**Exercise requirements**
Go from the first line to the line with "const arrowTails = [[-492, -113], [120, -134]];" and return those lines verbatim, ends included.

**Data section**
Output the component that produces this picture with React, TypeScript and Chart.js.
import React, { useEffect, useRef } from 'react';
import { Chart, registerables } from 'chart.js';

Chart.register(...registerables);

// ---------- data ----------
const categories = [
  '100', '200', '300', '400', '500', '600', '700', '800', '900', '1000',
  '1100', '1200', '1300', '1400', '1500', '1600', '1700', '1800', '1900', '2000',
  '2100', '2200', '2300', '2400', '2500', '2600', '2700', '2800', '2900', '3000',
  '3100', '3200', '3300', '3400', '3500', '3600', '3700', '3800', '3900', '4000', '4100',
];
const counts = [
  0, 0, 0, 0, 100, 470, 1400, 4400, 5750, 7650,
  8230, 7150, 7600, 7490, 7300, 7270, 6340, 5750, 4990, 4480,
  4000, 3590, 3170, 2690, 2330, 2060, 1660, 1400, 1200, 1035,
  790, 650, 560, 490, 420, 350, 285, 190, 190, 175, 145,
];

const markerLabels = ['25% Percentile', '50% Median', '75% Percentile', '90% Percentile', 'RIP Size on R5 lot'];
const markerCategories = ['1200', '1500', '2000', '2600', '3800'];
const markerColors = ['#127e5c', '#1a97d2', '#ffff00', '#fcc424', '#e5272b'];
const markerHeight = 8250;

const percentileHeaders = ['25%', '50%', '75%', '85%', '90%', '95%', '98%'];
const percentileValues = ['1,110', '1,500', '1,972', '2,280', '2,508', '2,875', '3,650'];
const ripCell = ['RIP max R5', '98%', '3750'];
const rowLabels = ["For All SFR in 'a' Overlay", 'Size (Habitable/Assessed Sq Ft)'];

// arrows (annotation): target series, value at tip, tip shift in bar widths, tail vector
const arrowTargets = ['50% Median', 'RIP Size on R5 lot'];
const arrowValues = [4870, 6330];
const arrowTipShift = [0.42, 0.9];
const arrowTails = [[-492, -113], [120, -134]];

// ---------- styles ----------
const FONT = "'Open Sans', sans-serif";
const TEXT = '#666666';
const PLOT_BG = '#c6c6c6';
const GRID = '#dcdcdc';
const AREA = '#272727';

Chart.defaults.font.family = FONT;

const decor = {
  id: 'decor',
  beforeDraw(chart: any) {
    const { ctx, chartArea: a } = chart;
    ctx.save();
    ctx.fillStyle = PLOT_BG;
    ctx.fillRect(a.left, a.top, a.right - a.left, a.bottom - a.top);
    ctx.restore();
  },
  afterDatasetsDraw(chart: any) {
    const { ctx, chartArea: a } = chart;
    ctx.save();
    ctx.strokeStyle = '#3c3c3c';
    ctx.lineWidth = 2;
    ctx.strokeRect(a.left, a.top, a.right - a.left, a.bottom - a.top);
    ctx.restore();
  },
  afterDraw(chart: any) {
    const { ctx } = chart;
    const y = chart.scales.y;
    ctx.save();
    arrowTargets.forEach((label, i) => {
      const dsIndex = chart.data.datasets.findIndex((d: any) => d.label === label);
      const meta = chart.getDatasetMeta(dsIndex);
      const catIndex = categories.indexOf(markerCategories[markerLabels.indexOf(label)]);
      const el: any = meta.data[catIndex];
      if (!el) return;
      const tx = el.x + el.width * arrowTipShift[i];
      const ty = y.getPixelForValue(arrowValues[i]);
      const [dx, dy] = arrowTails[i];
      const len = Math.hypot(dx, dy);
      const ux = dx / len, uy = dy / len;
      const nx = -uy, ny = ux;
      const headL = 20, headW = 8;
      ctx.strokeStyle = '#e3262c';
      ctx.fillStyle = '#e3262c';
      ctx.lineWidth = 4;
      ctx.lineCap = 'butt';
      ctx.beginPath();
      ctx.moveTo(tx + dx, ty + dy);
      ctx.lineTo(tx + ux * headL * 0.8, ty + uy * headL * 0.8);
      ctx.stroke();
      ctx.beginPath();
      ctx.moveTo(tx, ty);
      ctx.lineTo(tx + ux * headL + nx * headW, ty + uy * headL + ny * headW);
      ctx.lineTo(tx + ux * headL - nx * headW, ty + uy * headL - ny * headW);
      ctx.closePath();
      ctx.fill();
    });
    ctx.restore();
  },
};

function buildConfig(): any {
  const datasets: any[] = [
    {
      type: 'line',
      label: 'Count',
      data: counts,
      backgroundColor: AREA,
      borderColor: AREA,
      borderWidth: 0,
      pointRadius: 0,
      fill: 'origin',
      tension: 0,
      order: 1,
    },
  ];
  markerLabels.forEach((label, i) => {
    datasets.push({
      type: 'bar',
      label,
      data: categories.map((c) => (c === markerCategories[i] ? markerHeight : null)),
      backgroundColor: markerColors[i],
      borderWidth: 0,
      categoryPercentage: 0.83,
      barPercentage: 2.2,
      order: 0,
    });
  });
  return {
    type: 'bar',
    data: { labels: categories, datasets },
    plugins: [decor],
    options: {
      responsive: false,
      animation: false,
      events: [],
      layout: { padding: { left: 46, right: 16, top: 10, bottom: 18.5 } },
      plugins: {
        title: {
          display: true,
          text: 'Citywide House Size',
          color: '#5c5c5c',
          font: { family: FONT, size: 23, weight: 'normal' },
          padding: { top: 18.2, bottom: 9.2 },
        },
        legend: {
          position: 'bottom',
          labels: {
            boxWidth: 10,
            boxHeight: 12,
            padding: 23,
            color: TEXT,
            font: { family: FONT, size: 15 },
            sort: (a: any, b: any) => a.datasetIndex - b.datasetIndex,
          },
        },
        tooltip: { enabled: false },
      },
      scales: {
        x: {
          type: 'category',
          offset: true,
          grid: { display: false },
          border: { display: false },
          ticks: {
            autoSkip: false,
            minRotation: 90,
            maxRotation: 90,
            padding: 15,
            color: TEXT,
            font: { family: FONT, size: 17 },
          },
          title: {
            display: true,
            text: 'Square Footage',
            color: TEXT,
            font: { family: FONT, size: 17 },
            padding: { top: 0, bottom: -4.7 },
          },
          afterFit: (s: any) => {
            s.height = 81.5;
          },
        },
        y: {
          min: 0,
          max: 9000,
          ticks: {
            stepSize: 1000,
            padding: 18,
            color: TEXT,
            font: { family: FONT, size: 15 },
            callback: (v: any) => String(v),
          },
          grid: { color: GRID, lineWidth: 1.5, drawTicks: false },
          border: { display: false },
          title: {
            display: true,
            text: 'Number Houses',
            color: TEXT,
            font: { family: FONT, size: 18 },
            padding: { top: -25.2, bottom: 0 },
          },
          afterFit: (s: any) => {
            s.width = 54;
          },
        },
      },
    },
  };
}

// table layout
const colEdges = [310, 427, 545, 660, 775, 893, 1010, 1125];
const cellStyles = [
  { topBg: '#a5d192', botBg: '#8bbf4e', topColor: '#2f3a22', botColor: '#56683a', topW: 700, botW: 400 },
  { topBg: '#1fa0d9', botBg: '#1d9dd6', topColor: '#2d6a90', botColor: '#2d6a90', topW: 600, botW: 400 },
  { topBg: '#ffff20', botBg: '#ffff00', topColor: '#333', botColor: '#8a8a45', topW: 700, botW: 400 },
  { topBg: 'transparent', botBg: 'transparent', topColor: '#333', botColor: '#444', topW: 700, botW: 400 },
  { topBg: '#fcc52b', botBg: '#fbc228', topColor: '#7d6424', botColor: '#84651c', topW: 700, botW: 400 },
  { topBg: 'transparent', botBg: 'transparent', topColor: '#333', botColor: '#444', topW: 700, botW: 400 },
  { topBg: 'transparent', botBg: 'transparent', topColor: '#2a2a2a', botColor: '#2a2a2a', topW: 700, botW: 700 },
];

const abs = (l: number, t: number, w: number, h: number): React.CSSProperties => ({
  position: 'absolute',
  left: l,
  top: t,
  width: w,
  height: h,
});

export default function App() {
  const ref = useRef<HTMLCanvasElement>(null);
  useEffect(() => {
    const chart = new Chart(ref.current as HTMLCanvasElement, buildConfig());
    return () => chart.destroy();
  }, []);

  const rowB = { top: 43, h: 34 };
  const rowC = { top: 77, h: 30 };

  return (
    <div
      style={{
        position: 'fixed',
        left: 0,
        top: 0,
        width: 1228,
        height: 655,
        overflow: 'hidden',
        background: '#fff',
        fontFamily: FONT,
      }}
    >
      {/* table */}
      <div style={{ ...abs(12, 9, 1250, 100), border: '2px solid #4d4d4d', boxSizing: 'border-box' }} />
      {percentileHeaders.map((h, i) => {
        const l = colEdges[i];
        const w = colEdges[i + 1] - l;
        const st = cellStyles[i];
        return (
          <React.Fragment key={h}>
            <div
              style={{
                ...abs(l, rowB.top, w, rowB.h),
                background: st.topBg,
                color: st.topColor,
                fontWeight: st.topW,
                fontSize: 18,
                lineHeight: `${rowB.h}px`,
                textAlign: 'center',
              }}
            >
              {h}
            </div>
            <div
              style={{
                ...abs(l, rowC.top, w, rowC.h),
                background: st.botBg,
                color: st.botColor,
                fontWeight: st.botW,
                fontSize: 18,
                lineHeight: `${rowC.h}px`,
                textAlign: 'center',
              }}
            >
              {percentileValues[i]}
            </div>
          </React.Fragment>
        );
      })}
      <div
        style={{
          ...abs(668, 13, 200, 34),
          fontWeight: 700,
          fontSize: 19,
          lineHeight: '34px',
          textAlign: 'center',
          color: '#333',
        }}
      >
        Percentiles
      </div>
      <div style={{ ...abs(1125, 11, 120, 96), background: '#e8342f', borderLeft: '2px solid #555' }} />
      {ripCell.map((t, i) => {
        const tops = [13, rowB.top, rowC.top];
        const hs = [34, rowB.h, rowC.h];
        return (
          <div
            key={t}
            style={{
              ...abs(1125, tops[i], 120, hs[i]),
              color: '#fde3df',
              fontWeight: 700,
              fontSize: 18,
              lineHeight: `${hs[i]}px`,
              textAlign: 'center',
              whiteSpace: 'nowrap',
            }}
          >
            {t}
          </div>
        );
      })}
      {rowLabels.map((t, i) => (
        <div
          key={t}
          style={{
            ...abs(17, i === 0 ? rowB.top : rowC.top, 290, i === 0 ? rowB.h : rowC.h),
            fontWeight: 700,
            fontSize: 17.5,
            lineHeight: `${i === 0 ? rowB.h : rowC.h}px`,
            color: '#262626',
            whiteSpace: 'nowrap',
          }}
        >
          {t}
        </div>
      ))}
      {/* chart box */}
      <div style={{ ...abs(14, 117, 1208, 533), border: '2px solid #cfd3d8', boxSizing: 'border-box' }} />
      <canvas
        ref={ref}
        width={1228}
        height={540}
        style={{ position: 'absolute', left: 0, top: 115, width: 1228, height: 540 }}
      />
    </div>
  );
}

**Answer to the task**
Output the component that produces this picture with React, TypeScript and Chart.js.
import React, { useEffect, useRef } from 'react';
import { Chart, registerables } from 'chart.js';

Chart.register(...registerables);

// ---------- data ----------
const categories = [
  '100', '200', '300', '400', '500', '600', '700', '800', '900', '1000',
  '1100', '1200', '1300', '1400', '1500', '1600', '1700', '1800', '1900', '2000',
  '2100', '2200', '2300', '2400', '2500', '2600', '2700', '2800', '2900', '3000',
  '3100', '3200', '3300', '3400', '3500', '3600', '3700', '3800', '3900', '4000', '4100',
];
const counts = [
  0, 0, 0, 0, 100, 470, 1400, 4400, 5750, 7650,
  8230, 7150, 7600, 7490, 7300, 7270, 6340, 5750, 4990, 4480,
  4000, 3590, 3170, 2690, 2330, 2060, 1660, 1400, 1200, 1035,
  790, 650, 560, 490, 420, 350, 285, 190, 190, 175, 145,
];

const markerLabels = ['25% Percentile', '50% Median', '75% Percentile', '90% Percentile', 'RIP Size on R5 lot'];
const markerCategories = ['1200', '1500', '2000', '2600', '3800'];
const markerColors = ['#127e5c', '#1a97d2', '#ffff00', '#fcc424', '#e5272b'];
const markerHeight = 8250;

const percentileHeaders = ['25%', '50%', '75%', '85%', '90%', '95%', '98%'];
const percentileValues = ['1,110', '1,500', '1,972', '2,280', '2,508', '2,875', '3,650'];
const ripCell = ['RIP max R5', '98%', '3750'];
const rowLabels = ["For All SFR in 'a' Overlay", 'Size (Habitable/Assessed Sq Ft)'];

// arrows (annotation): target series, value at tip, tip shift in bar widths, tail vector
const arrowTargets = ['50% Median', 'RIP Size on R5 lot'];
const arrowValues = [4870, 6330];
const arrowTipShift = [0.42, 0.9];
const arrowTails = [[-492, -113], [120, -134]];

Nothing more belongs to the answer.